Net Sharing

These postings share examples of net sharing of classroom instruction between public school classrooms and university classrooms. This is done over the Internet with various applications such as Centra and Elluminate, using headphone sets with microphones. Additional options that may appear include SmartBoard screen sharing and video.

Thursday, December 07, 2006

RP Shares 4th grade math division lesson

While student take turns coming the Smartboard screen to write and think, the other students are working at their seats with counters (manipulatives) and worksheets at their desks.

Playback this division lesson.

Use the pulldown menu in the Playback controls to jump to various points in the lesson. The double-right blue arrows are the fast foward button. Other buttons jump to the beginning, the next heading in the pull-down menu, or the end. The lesson runs for some 40 minutes, with a brief discussion at the end between our two classrooms.

RP Shares-4th Grade Writing Lesson-30 min

In this lesson, RP shares her 4th grade classroom pre-writing teaching with a university teaching methods class over the Internet using the screen and audio sharing features of Centra software. In addition to sharing ideas out loud for discussion, the fourth graders come to the Smartboard to add story ideas.

The first 4.5 minutes deal with some initial audio quality issues that are worked thru and then the audio slowly improves. To jump directly to the lesson start, find the pull-down menu and select "lesson begins-Christmas slide". To jump to university student interactions, select "haunted house language slide".

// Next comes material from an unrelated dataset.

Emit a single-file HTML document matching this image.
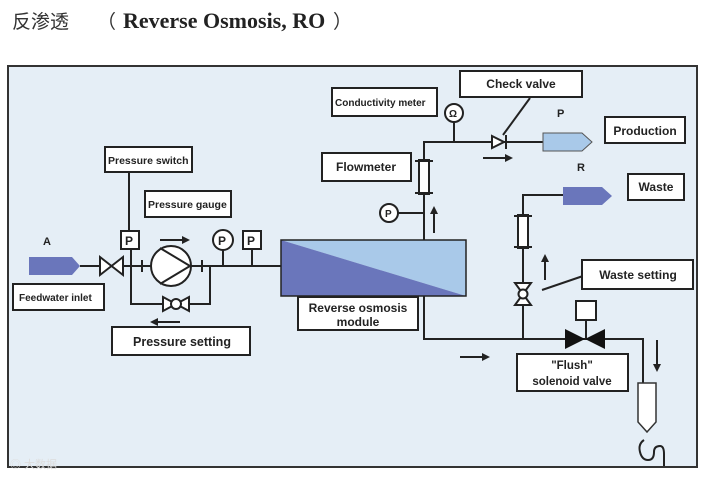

Playback the recorded lesson.

While the lesson is underway, University students viewing this lesson live contribute some of the own ideas by typing on the Smartboard screen from their remote computers. To gain control of the screen to enter their idea, these students use a "raised hand" symbol to indicate their readiness to add something. Their instructor then places a green arrow over their microphone indicating they have screen access. The selected student then selects the text-entry command and type their thought. This will appear on the left hand side of the screen.